Shelley Widhalm

Posts Tagged ‘Reporting’

Getting Inspired by Interns

In 52: A Writer's Life, Shelley Widhalm on June 30, 2013 at 11:00 am

Shelley gathers notes at an annual toy show while working as a reporter. (Photo by Steve Stoner)

Shelley gathers notes at an annual toy show while working as a reporter. (Photo by Steve Stoner)

I moonlight as a poet and writer, but during my day job I work as a reporter, writing features articles

My problem is I experience the occasional burnout or writer’s block.

I get burned out because news writing involves a great deal of brainwork.

There’s critical thinking, numbers analysis, writing, explaining, putting difficult concepts into simpler terms and organizing notes into something logical and readable that follows the structure of news or features stories.

The burnout comes when I can’t think of how to be creative or tell the story or figure out what to do with my notes.

So I look to the interns in our office.

Why?

They are excited about the fact they are in the newsroom. They are eager to cover each and every story they are assigned. And they want to work, and for free.

If I’m feeling a little tired from the daily grind, I pretend I’m an intern with that same level of enthusiasm. I get to cover this or that, how lucky for me!

I pretend I have not experienced the fire or the event I’ve covered a million times.

What is different that I have not seen, heard or felt before? Is there a new way of looking at the story’s setting, a detail I hadn’t noticed before or a question I didn’t think to ask? Is there some angle I haven’t covered, or a story I haven’t told because it wasn’t immediately apparent?

Telling myself this is new, as it is for interns, opens my vision so that I notice and experience things in a different way.

I become curious and questioning, explorative and wondering.

In other words, I become a fully engaged reporter, loving the process of interviewing, researching, learning, reporting and writing.

My Love-Hate Relationship with Writing

In 52: A Writer's Life, Shelley Widhalm, Writing on March 24, 2013 at 11:30 am

My relationship with writing seems to be hot and cold.

I have a daytime writing job as a newspaper reporter and moonlight as a yet-to-be-published novelist. I love writing, getting lost in putting sentences together and finding the right words to express my thoughts and ideas, but I also hate it.

Writing can seem like an ongoing chore that never gets done, a homework assignment with a scary deadline or a puzzle with the pieces anywhere but nearby. It is something that I have to do but don’t want to do, am tired of doing or don’t know how to do beyond what I’ve already been doing.

In other words, I get stuck in my own writing habits and approaches to crafting sentences toward the finished product, experiencing a bit of burnout.

When this happens at work, I can’t think of how to write the lead (I have a mental block of needing the lead first to organize the unfolding of the rest of the article); I don’t know how to be original about something I’ve written before; or I can’t figure out the best way to organize my notes from multiple sources providing a vast amount of information.
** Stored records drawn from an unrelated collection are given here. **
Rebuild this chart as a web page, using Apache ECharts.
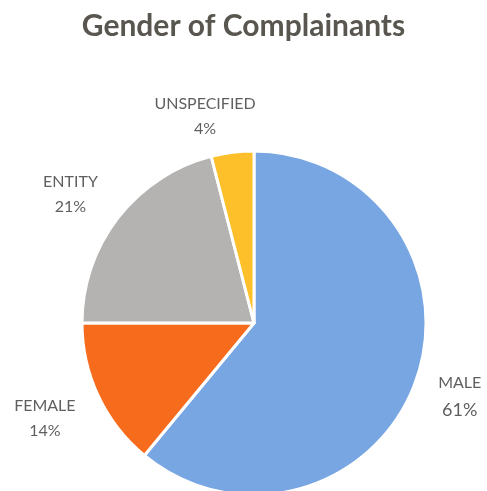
<!DOCTYPE html>
<html>
<head>
<meta charset="utf-8">
<script src="https://cdn.jsdelivr.net/npm/echarts@6/dist/echarts.min.js"></script>
<style>
  html, body { margin: 0; padding: 0; background: #fff; }
  #chart { width: 487px; height: 491px; }
</style>
</head>
<body>
<div id="chart"></div>
<script>
// 数据
const categories = ['MALE', 'FEMALE', 'ENTITY', 'UNSPECIFIED']
const shares = [61, 14, 21, 4]
const colors = ['#77a6e2', '#f76b1c', '#b4b3b1', '#fdc02b']

const center = [254, 323]
const radius = 172
const labelGap = 24
// 标签微调（像素）
const labelShift = [[1, 1], [-4, 3], [-7, 4], [-18, 8]]

const chart = echarts.init(document.getElementById('chart'))

// 扇区中线角度（从正上方顺时针）
const total = shares.reduce((a, b) => a + b, 0)
const midAngles = []
let acc = 0
shares.forEach(v => {
  midAngles.push((acc + v / 2) / total * Math.PI * 2)
  acc += v
})

chart.setOption({
  title: {
    text: 'Gender of Complainants',
    left: 'center',
    top: 6,
    textStyle: {
      fontFamily: 'Lato',
      fontWeight: 'bold',
      fontSize: 30,
      color: '#58564f'
    }
  },
  series: [{
    type: 'pie',
    center: center,
    radius: radius,
    startAngle: 90,
    clockwise: true,
    silent: true,
    itemStyle: {
      borderColor: '#fff',
      borderWidth: 3
    },
    label: {
      show: true,
      position: 'outside',
      overflow: 'none',
      edgeDistance: 0,
      fontFamily: 'Lato',
      color: '#5f5f5f',
      formatter: p => '{n|' + p.name + '}\n{v|' + p.value + '%}',
      rich: {
        n: { fontFamily: 'Lato', fontSize: 16, color: '#5f5f5f', lineHeight: 25, align: 'center' },
        v: { fontFamily: 'Lato', fontSize: 16, color: '#5f5f5f', lineHeight: 25, align: 'center' },
        vb: { fontFamily: 'Lato', fontSize: 18, color: '#5f5f5f', lineHeight: 30, align: 'center' }
      }
    },
    labelLine: { show: false },
    labelLayout: params => {
      const i = params.dataIndex
      const a = midAngles[i]
      const ux = Math.sin(a)
      const uy = -Math.cos(a)
      const w = params.labelRect.width
      const h = params.labelRect.height
      return {
        x: center[0] + ux * (radius + labelGap) + ux * w / 2 + labelShift[i][0],
        y: center[1] + uy * (radius + labelGap) + uy * h / 2 + labelShift[i][1],
        align: 'center',
        verticalAlign: 'middle'
      }
    },
    data: categories.map((name, i) => ({
      name: name,
      value: shares[i],
      itemStyle: { color: colors[i] },
      label: i === 0 ? { formatter: p => '{n|' + p.name + '}\n{vb|' + p.value + '%}' } : undefined
    }))
  }]
})
</script>
</body>
</html>
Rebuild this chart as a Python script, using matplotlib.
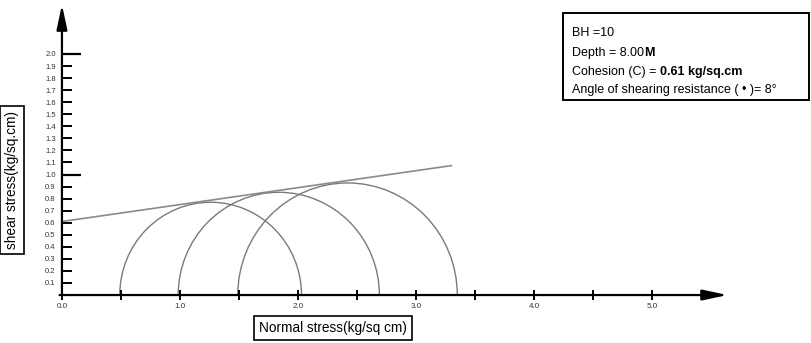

My burnout at home comes from finishing a project and not knowing what to write next or feeling tired from writing at work and wanting a break.

The constant immersion allows for something that I wouldn’t get from writing only news articles or only novels and short stories. It cross-pollinates skills from one type of writing to the other.

I’ve learned how to apply the elements of writing, such as plot, setting and character, to what I write in the newsroom. I try to pick out the most exciting aspect of a story, select a few details of the environment in which it takes place and figure out who I’m interviewing by what they keep in their office, as well as how they use language and interact with me.

I try to avoid word echoes, or word repetitions, which journalists tend to do, and search for a better word choice if my sentences have the echoes or sound too similar to one another.

And I listen to how the language of my story sounds, concerned not just with the message but how the words feel on the tongue and in the ear.

With my fiction writing, I write as if on deadline as quickly as I can just to get the words out. Journalism writing is fairly formulaic, so the organizational tools I use in writing news articles comes out in my other writing. I think of what I want to say first and let the rest unfold from there, not trying to over think descriptions and character interactions.

Plus, all of the writing is becoming a habit. I write like I eat. I know how to do it, but when I stop to think about each bite, I enjoy the savoring of it.